Morgan Freeman

 

DOCTOR OF HUMANE LETTERS

Born in Memphis, Tennessee, in 1937, Morgan Freeman took up acting at a young age, winning a statewide drama competition in Mississippi at age 12. After serving in the U.S. Air Force, he studied acting and dance in Los Angeles and later found roles in musical theater and films. He made his Broadway debut opposite Pearl Bailey in an all-black revival of Hello, Dolly! in 1968, and later gained broad national exposure on PBS’s The Electric Company.

In theater, he earned his first Obie playing the title role in Coriolanus in 1980, and additional awards for roles in The Gospel at Colonus and the stage version of Driving Miss Daisy.

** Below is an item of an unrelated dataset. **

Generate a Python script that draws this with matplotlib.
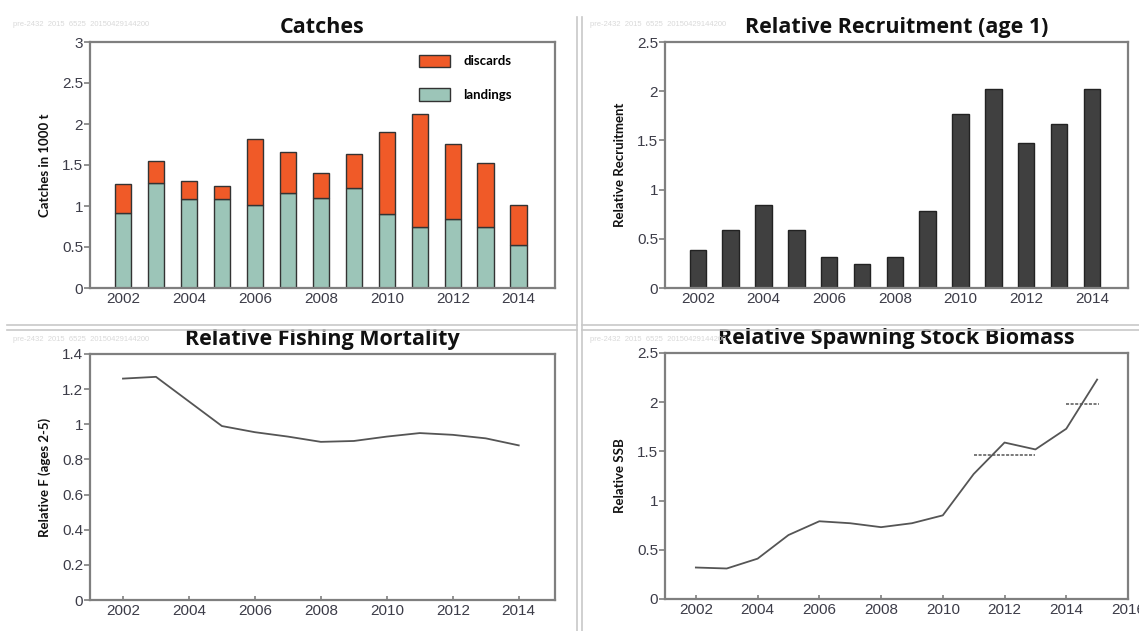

Mr. Freeman made his breakthrough into major films with Brubaker in 1980, with Robert Redford. He received his first Academy Award nomination, and won the National Society of Film Critics Best Supporting Actor Award, for Street Smart in 1987. He earned the Golden Globe Award, along with an Oscar nomination and many other honors, for best actor for his 1989 performance in Driving Miss Daisy.

For his role as Red in The Shawshank Redemption in 1994, Mr. Freeman received Oscar and Golden Globe nominations. For Million Dollar Baby in 2004, he received his fourth Oscar nomination and his first win, for best supporting actor. He received a fifth Oscar nomination for his 2009 portrayal of Nelson Mandela in Invictus.

With more than seventy films over his career, Mr. Freeman has established himself as a leading figure in Hollywood. He has played roles that range from a freed slave, to president, to God. With his rich and distinctive voice, he has served as narrator for many films, including March of the Penguins, and he provides the introduction to the CBS Evening News.